At least it's not Vista

In order to make Windows quieter, Microsoft gives the user control over which applications are allowed to show icons and/or notifications, and icons are hidden by default. Although the intentions were good, I have seen users befuddled by the non-appearance of applications that use the notification area. I also suspect that the benefits are temporary.

Vendors will copy what Microsoft has done with Live Messenger. This used to live in the notification area, but now occupies a slot on the taskbar instead. Since it typically runs in the background, it appears there even if the user has not chosen to pin it. Undoubtedly the Messenger team did this because the notification area is now too hidden. Other vendors will follow suit, and the taskbar will be as noisy as the notification area used to be.

Third, Windows 7 has failed to solve a number of long-running annoyances in Windows. These include the fact that file extensions are still hidden by default, and although as George Ou observes this is not as big a security problem as it appears, it is still irritating, especially since hiding the file extension prevents users from changing it if they need to.

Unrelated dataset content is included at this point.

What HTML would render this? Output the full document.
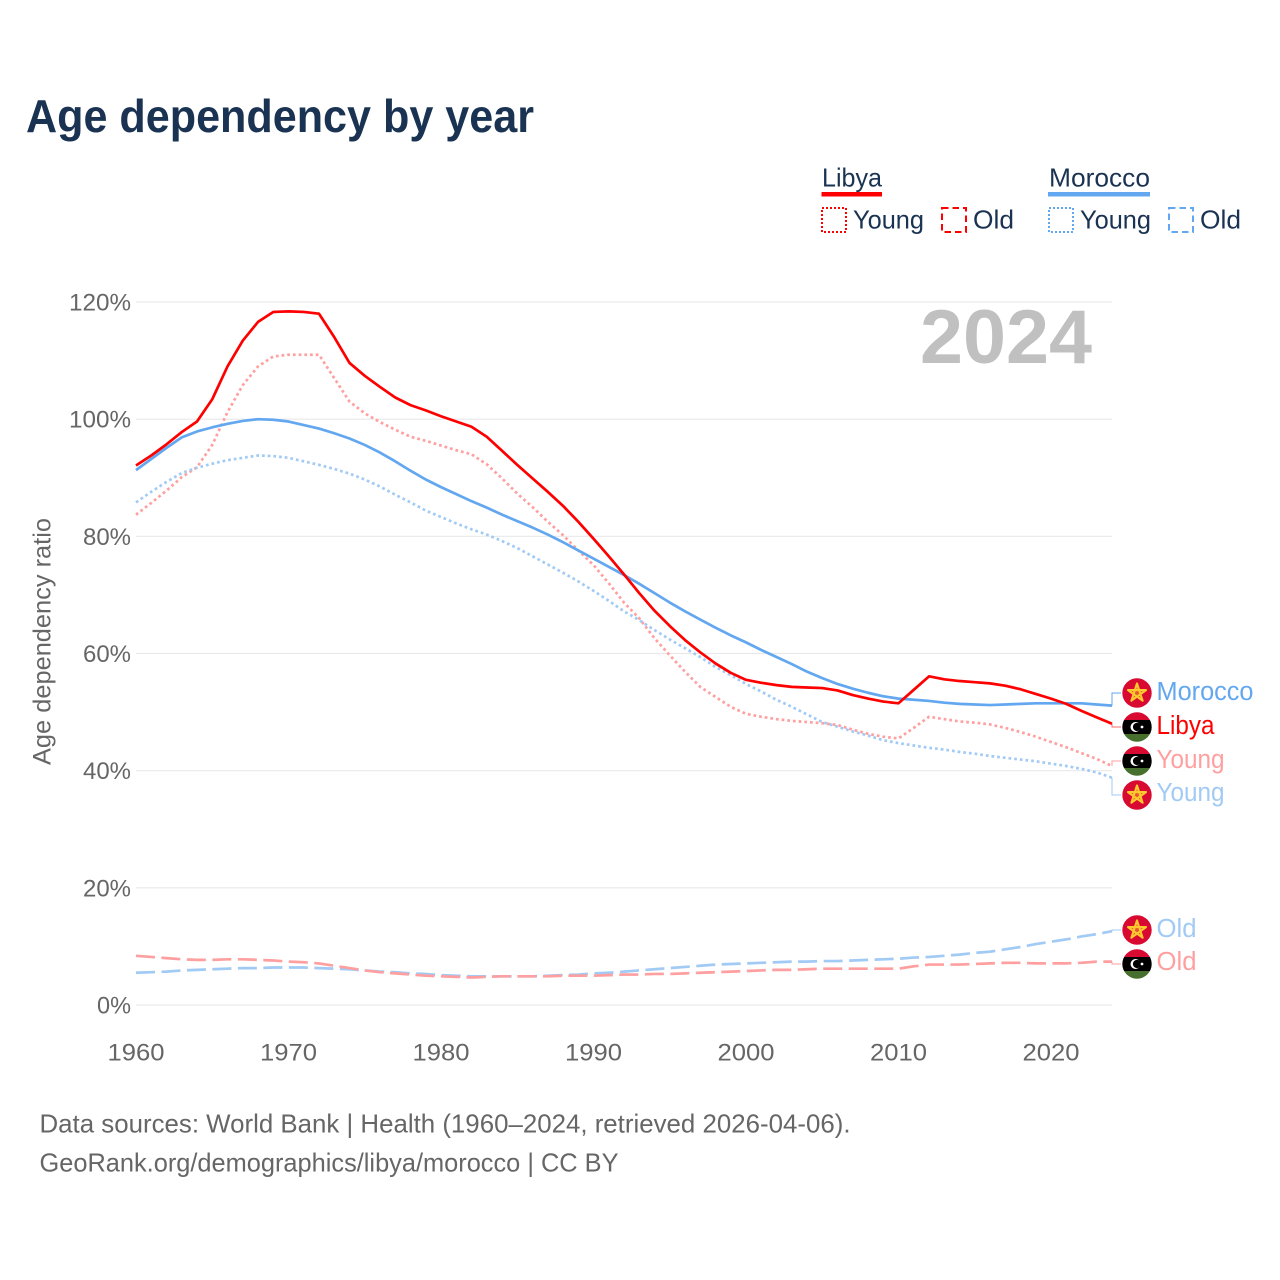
<!DOCTYPE html>
<html lang="en">
<head>
<meta charset="utf-8">
<title>Age dependency by year</title>
<style>
html,body{margin:0;padding:0;background:#fff;}
svg{display:block;font-family:"Liberation Sans",sans-serif;}
</style>
</head>
<body>
<svg id="chart" xmlns="http://www.w3.org/2000/svg" width="1280" height="1280" viewBox="0 0 1280 1280">
  <defs>
    <clipPath id="flag-clip"><circle cx="0" cy="0" r="14.7"/></clipPath>
    <g id="flag-morocco">
      <circle r="14.7" fill="#d90a32"/>
      <path d="M0,-9.5 L5.6,7.7 L-9,-2.9 L9,-2.9 L-5.6,7.7 Z" fill="#fbb92f" fill-opacity="0.45" stroke="#fdc92f" stroke-width="2.1" stroke-linejoin="round"/>
    </g>
    <g id="flag-libya">
      <g clip-path="url(#flag-clip)">
        <rect x="-15" y="-15" width="30" height="8" fill="#d90a32"/>
        <rect x="-15" y="-7" width="30" height="14" fill="#000"/>
        <rect x="-15" y="7" width="30" height="8" fill="#47702e"/>
      </g>
      <circle cx="-1.5" cy="0" r="5" fill="#fff"/>
      <circle cx="0" cy="0" r="4.1" fill="#000"/>
      <circle cx="5" cy="0" r="1.4" fill="#fff"/>
    </g>
  </defs>
  <rect x="0" y="0" width="1280" height="1280" fill="#fff"/>

  <text x="26" y="132" font-size="46" font-weight="700" fill="#1a3352" textLength="508" lengthAdjust="spacingAndGlyphs">Age dependency by year</text>

  <g>
    <text x="822" y="186.5" font-size="26" fill="#1a3352" textLength="60" lengthAdjust="spacingAndGlyphs">Libya</text>
    <rect x="821.5" y="192" width="60.5" height="4.5" fill="#ff0000"/>
    <rect x="822" y="208" width="24" height="24" fill="none" stroke="#ff0000" stroke-width="2" stroke-dasharray="2 2"/>
    <text x="853" y="228.5" font-size="26" fill="#1a3352" textLength="71" lengthAdjust="spacingAndGlyphs">Young</text>
    <rect x="942" y="208" width="24" height="24" fill="none" stroke="#ff0000" stroke-width="2" stroke-dasharray="6.5 4"/>
    <text x="973" y="228.5" font-size="26" fill="#1a3352" textLength="41" lengthAdjust="spacingAndGlyphs">Old</text>
    <text x="1049" y="186.5" font-size="26" fill="#1a3352" textLength="101" lengthAdjust="spacingAndGlyphs">Morocco</text>
    <rect x="1048" y="192" width="102" height="4.5" fill="#62a7ef"/>
    <rect x="1049" y="208" width="24" height="24" fill="none" stroke="#62a7ef" stroke-width="2" stroke-dasharray="2 2"/>
    <text x="1080" y="228.5" font-size="26" fill="#1a3352" textLength="71" lengthAdjust="spacingAndGlyphs">Young</text>
    <rect x="1169" y="208" width="24" height="24" fill="none" stroke="#62a7ef" stroke-width="2" stroke-dasharray="6.5 4"/>
    <text x="1200" y="228.5" font-size="26" fill="#1a3352" textLength="41" lengthAdjust="spacingAndGlyphs">Old</text>
  </g>

  <g id="grid"></g>
  <g id="y-axis"></g>
  <g id="x-axis"></g>

  <text transform="translate(50.5,765) rotate(-90)" font-size="25" fill="#666" textLength="247" lengthAdjust="spacingAndGlyphs">Age dependency ratio</text>
  <text x="920" y="363" font-size="76" font-weight="700" fill="#c0c0c0" textLength="172" lengthAdjust="spacingAndGlyphs">2024</text>

  <g id="series"></g>
  <g id="connectors"></g>

  <g id="end-labels">
    <use href="#flag-morocco" x="1137" y="693"/>
    <text x="1156.5" y="700" font-size="25.5" fill="#62a7ef" textLength="97" lengthAdjust="spacingAndGlyphs">Morocco</text>
    <use href="#flag-libya" x="1137" y="727"/>
    <text x="1156.5" y="734" font-size="25.5" fill="#ff0000" textLength="58" lengthAdjust="spacingAndGlyphs">Libya</text>
    <use href="#flag-libya" x="1137" y="761"/>
    <text x="1156.5" y="768" font-size="25.5" fill="#ff9f9f" textLength="68" lengthAdjust="spacingAndGlyphs">Young</text>
    <use href="#flag-morocco" x="1137" y="795"/>
    <text x="1156.5" y="801" font-size="25.5" fill="#a1caf5" textLength="68" lengthAdjust="spacingAndGlyphs">Young</text>
    <use href="#flag-morocco" x="1137" y="930"/>
    <text x="1156.5" y="937" font-size="25.5" fill="#a1caf5" textLength="40" lengthAdjust="spacingAndGlyphs">Old</text>
    <use href="#flag-libya" x="1137" y="964"/>
    <text x="1156.5" y="970" font-size="25.5" fill="#ff9f9f" textLength="40" lengthAdjust="spacingAndGlyphs">Old</text>
  </g>

  <text x="39.5" y="1132.5" font-size="26" fill="#666" textLength="811" lengthAdjust="spacingAndGlyphs">Data sources: World Bank | Health (1960–2024, retrieved 2026-04-06).</text>
  <text x="39.5" y="1171.5" font-size="26" fill="#666" textLength="579" lengthAdjust="spacingAndGlyphs">GeoRank.org/demographics/libya/morocco | CC BY</text>
</svg>

<script>
const startYear = 1960;
const yTickValues = [0, 20, 40, 60, 80, 100, 120];
const xTickValues = [1960, 1970, 1980, 1990, 2000, 2010, 2020];

const moroccoTotal = [
  91.3, 93.2, 95.1, 96.9, 97.9, 98.6, 99.2, 99.7, 100.0, 99.9,
  99.6, 99.0, 98.4, 97.6, 96.7, 95.6, 94.3, 92.8, 91.2, 89.7,
  88.4, 87.2, 86.0, 84.9, 83.7, 82.6, 81.5, 80.3, 79.0, 77.6,
  76.2, 74.8, 73.4, 71.9, 70.3, 68.7, 67.2, 65.8, 64.4, 63.1,
  61.9, 60.6, 59.4, 58.2, 56.9, 55.8, 54.8, 54.0, 53.3, 52.7,
  52.3, 52.1, 51.9, 51.6, 51.4, 51.3, 51.2, 51.3, 51.4, 51.5,
  51.5, 51.5, 51.5, 51.3, 51.1
];
const libyaTotal = [
  92.1, 93.8, 95.7, 97.8, 99.6, 103.4, 109.0, 113.4, 116.6, 118.3,
  118.4, 118.3, 118.0, 114.0, 109.6, 107.4, 105.5, 103.7, 102.4, 101.5,
  100.5, 99.6, 98.7, 97.0, 94.6, 92.2, 89.9, 87.6, 85.2, 82.5,
  79.6, 76.6, 73.5, 70.3, 67.3, 64.7, 62.3, 60.2, 58.3, 56.7,
  55.5, 55.0, 54.6, 54.3, 54.2, 54.1, 53.7, 52.9, 52.3, 51.8,
  51.5, 53.8, 56.1, 55.6, 55.3, 55.1, 54.9, 54.5, 53.9, 53.1,
  52.3, 51.4, 50.2, 49.1, 48.0
];
const moroccoYoung = [
  85.8, 87.6, 89.3, 90.8, 91.7, 92.4, 93.0, 93.4, 93.8, 93.7,
  93.4, 92.8, 92.2, 91.5, 90.7, 89.7, 88.5, 87.1, 85.8, 84.4,
  83.3, 82.2, 81.2, 80.3, 79.2, 78.0, 76.6, 75.2, 73.8, 72.3,
  70.7, 69.0, 67.2, 65.7, 64.0, 62.4, 60.9, 59.4, 57.7, 56.3,
  54.8, 53.5, 52.1, 50.9, 49.6, 48.3, 47.5, 46.7, 46.0, 45.2,
  44.7, 44.3, 43.9, 43.6, 43.2, 42.9, 42.5, 42.2, 41.9, 41.6,
  41.2, 40.8, 40.3, 39.7, 38.8
];
const libyaYoung = [
  83.7, 85.7, 87.8, 90.1, 91.8, 95.6, 101.2, 105.8, 109.0, 110.7,
  111.0, 111.0, 111.0, 107.0, 103.0, 101.0, 99.5, 98.2, 97.0, 96.3,
  95.5, 94.7, 94.0, 92.3, 89.9, 87.3, 85.0, 82.5, 80.2, 77.6,
  75.1, 72.0, 68.7, 66.0, 62.6, 59.7, 56.9, 54.3, 52.6, 50.9,
  49.7, 49.2, 48.8, 48.5, 48.3, 48.1, 47.8, 47.0, 46.3, 45.8,
  45.5, 47.3, 49.2, 48.8, 48.4, 48.2, 47.9, 47.3, 46.6, 45.8,
  44.9, 44.0, 43.0, 42.0, 40.8
];
const moroccoOld = [
  5.5, 5.6, 5.7, 5.9, 6.0, 6.1, 6.2, 6.3, 6.3, 6.4,
  6.4, 6.4, 6.3, 6.2, 6.1, 5.9, 5.7, 5.6, 5.4, 5.3,
  5.1, 5.0, 4.9, 4.9, 4.9, 4.9, 4.9, 5.0, 5.1, 5.2,
  5.4, 5.5, 5.7, 5.9, 6.1, 6.3, 6.5, 6.7, 6.9, 7.0,
  7.1, 7.2, 7.3, 7.4, 7.4, 7.5, 7.5, 7.6, 7.7, 7.8,
  7.9, 8.1, 8.2, 8.4, 8.6, 8.9, 9.1, 9.5, 9.9, 10.4,
  10.8, 11.2, 11.7, 12.1, 12.6
];
const libyaOld = [
  8.4, 8.2, 8.0, 7.8, 7.7, 7.7, 7.8, 7.8, 7.7, 7.6,
  7.4, 7.3, 7.1, 6.7, 6.3, 5.9, 5.6, 5.4, 5.2, 5.0,
  4.9, 4.8, 4.7, 4.8, 4.9, 4.9, 4.9, 4.9, 5.0, 5.0,
  5.0, 5.1, 5.2, 5.2, 5.3, 5.3, 5.4, 5.5, 5.6, 5.7,
  5.8, 5.9, 6.0, 6.0, 6.1, 6.2, 6.2, 6.2, 6.2, 6.2,
  6.2, 6.6, 6.9, 6.9, 6.9, 7.0, 7.1, 7.2, 7.2, 7.1,
  7.1, 7.1, 7.2, 7.4, 7.4
];

const SVG_NS = 'http://www.w3.org/2000/svg';
function xScale(year) { return 136 + (year - 1960) * (1112 - 136) / (2024 - 1960); }
function yScale(pct) { return 1005 - pct * (1005 - 302) / 120; }

const gridLayer = document.getElementById('grid');
const yAxisLayer = document.getElementById('y-axis');
const xAxisLayer = document.getElementById('x-axis');
const seriesLayer = document.getElementById('series');
const connectorLayer = document.getElementById('connectors');

yTickValues.forEach(function (v) {
  const line = document.createElementNS(SVG_NS, 'line');
  
  
  line.setAttribute('x1', xScale(1960));
  line.setAttribute('x2', xScale(2024));
  line.setAttribute('y1', yScale(v));
  line.setAttribute('y2', yScale(v));
  line.setAttribute('stroke', '#e9e9e9');
  line.setAttribute('stroke-width', '1.2');
  gridLayer.appendChild(line);

  const label = v + '%';
  const text = document.createElementNS(SVG_NS, 'text');
  
  
  text.setAttribute('x', 131);
  text.setAttribute('y', yScale(v) + 8.5);
  text.setAttribute('text-anchor', 'end');
  text.setAttribute('font-size', '24');
  text.setAttribute('fill', '#666');
  text.setAttribute('textLength', 14 * label.length + 6);
  text.setAttribute('lengthAdjust', 'spacingAndGlyphs');
  text.textContent = label;
  yAxisLayer.appendChild(text);
});

xTickValues.forEach(function (year) {
  const text = document.createElementNS(SVG_NS, 'text');
  
  
  text.setAttribute('x', xScale(year));
  text.setAttribute('y', 1060.5);
  text.setAttribute('text-anchor', 'middle');
  text.setAttribute('font-size', '24');
  text.setAttribute('fill', '#666');
  text.setAttribute('textLength', '57');
  text.setAttribute('lengthAdjust', 'spacingAndGlyphs');
  text.textContent = year;
  xAxisLayer.appendChild(text);
});

function linePath(values) {
  return values.map(function (v, i) {
    return (i ? 'L' : 'M') + xScale(startYear + i).toFixed(2) + ',' + yScale(v).toFixed(2);
  }).join(' ');
}

function drawSeries(name, values, color, dash) {
  const path = document.createElementNS(SVG_NS, 'path');
  
  
  path.setAttribute('d', linePath(values));
  path.setAttribute('fill', 'none');
  path.setAttribute('stroke', color);
  path.setAttribute('stroke-width', '2.7');
  path.setAttribute('stroke-linejoin', 'round');
  if (dash) path.setAttribute('stroke-dasharray', dash);
  seriesLayer.appendChild(path);
}

drawSeries('line-morocco-old', moroccoOld, '#a1caf5', '19 6.5');
drawSeries('line-libya-old', libyaOld, '#ff9f9f', '19 6.5');
drawSeries('line-libya-young', libyaYoung, '#ff9f9f', '2.7 3');
drawSeries('line-morocco-young', moroccoYoung, '#a1caf5', '2.7 3');
drawSeries('line-morocco-total', moroccoTotal, '#62a7ef', '');
drawSeries('line-libya-total', libyaTotal, '#ff0000', '');

function drawConnector(name, value, labelY, color) {
  const path = document.createElementNS(SVG_NS, 'path');
  
  
  const startX = xScale(2024);
  path.setAttribute('d', 'M' + startX + ',' + yScale(value).toFixed(2) + ' V' + labelY + ' H1121');
  path.setAttribute('fill', 'none');
  path.setAttribute('stroke', color);
  path.setAttribute('stroke-width', '1');
  connectorLayer.appendChild(path);
}

drawConnector('connector-morocco', moroccoTotal[64], 693, '#62a7ef');
drawConnector('connector-libya', libyaTotal[64], 727, '#ff6a6a');
drawConnector('connector-libya-young', libyaYoung[64], 761, '#ff9f9f');
drawConnector('connector-morocco-young', moroccoYoung[64], 795, '#a1caf5');
drawConnector('connector-morocco-old', moroccoOld[64], 930, '#a1caf5');
drawConnector('connector-libya-old', libyaOld[64], 964, '#ff9f9f');
</script>
</body>
</html>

Another irritation is Windows 7 has reverted to the My Documents abstraction for a folder that is usually called Documents. Windows Vista actually corrected this. The abstraction is too frail, and some applications show one name, some the other, and some both.

The Windwos 7 Libraries

Arrange and grouping options aren't helped by Microsoft's menu allergy

Microsoft's menu allergy also causes problems. IE's menu is hidden by default, and some features are hard to find without it. An example is when managing the new and very useful Libraries feature, which lets you combine several folders into one view. Oddly, a library does not merge its folders into one list by default.

To do this, you need to figure out that there is both an Arrange By and a Group By option, which do different things, and that you have to Group By None. Since the menu bar is hidden, users might not find Group By at all: you have to right-click in the narrow left margin.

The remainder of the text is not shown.